M. Cappello1, I. Bravatà1, A. Aiello1, V. Calvaruso1, D. Torres2, A. Tuttolomondo2, A. Licata1, A. Craxì1, C. Cammà1, 1University of Palermo, Gastroenterology Section, DiBiMis, Palermo, Italy, 2University of Palermo, Internal Medicine and Cardioangiology Section, DiBiMis, Palermo, Italy


Recent studies have documented an increased cardiovascular risk in IBD patients. Our study aimed at investigating the prevalence of intima-media thickness (IMT) of the carotid arteries and of the arterial stiffness indices as signs of early atherosclerosis in young patients with IBD.


We recruited 68 consecutive IBD patients (35 males), and 38 sex and age matched HC. Median age was 31.6±8.1 years. Data on clinical and demographic features, cardiovascular risk factors, personal and familial history of cardiovascular events, concomitant therapies were registered on a dedicate database. Forty-five out of IBD patients had Crohn's disease (CD) and 23 had Ulcerative Colitis (UC). Twenty-two CD patients had a disease duration greater than 5 years and 9 showed a clinically active disease. In the UC group 8 patients had a disease duration greater than 5 years and 3 clinically active disease. Sixteen out of 68 IBD patients were smokers, 9 ex-smokers; 29 had a family history of cardiovascular events, 3 were hypertensive and 2 patients had diabetes mellitus, 21 had a BMI greater than 25. Left and right carotid IMT was evaluated using high resolution B-mode ultrasonography. Arterial stiffness was assessed by measurement of carotid-femoral Pulse Wave Velocity (PWV) and Augmentation Index (AI).
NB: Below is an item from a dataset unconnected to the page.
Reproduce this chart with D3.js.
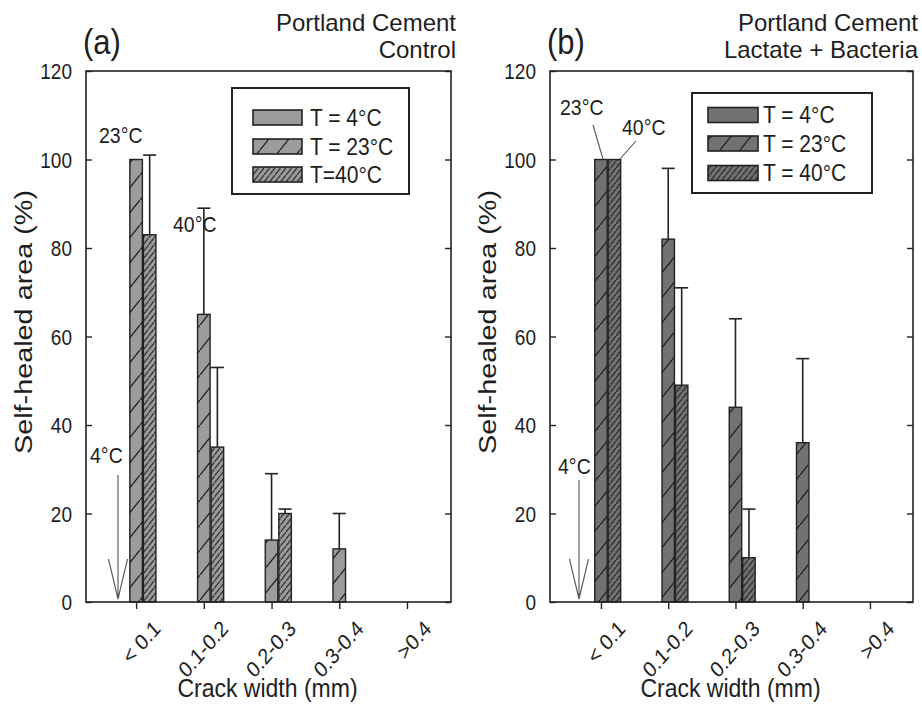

there was a statistically significant difference between IBD patients and HC for total cholesterol values (P < 0.013) and LDL-cholesterol (P < 0.019). There was no difference in lipid profile between CD and UC. Overall, there was a trend toward significance in the distribution of BMI values between patients and HC (P 0.082). Right carotid IMT was higher in IBD group than in controls (P < 0.047), but there was no statistically significant difference between subjects with CD and UC. Moreover, PWV average and AORTIC AIX (AIx) were significantly higher in patients than in controls (P < 0.006 and P < 0.004 respectively).


In our study we have found signs of early onset ATS in young patients with IBD. Therefore, clinical follow-up of IBD patients should include assessment at diagnosis and monitoring of IMT of the carotid arteries and of the arterial stiffness in order to reduce the risk of cardiovascular events.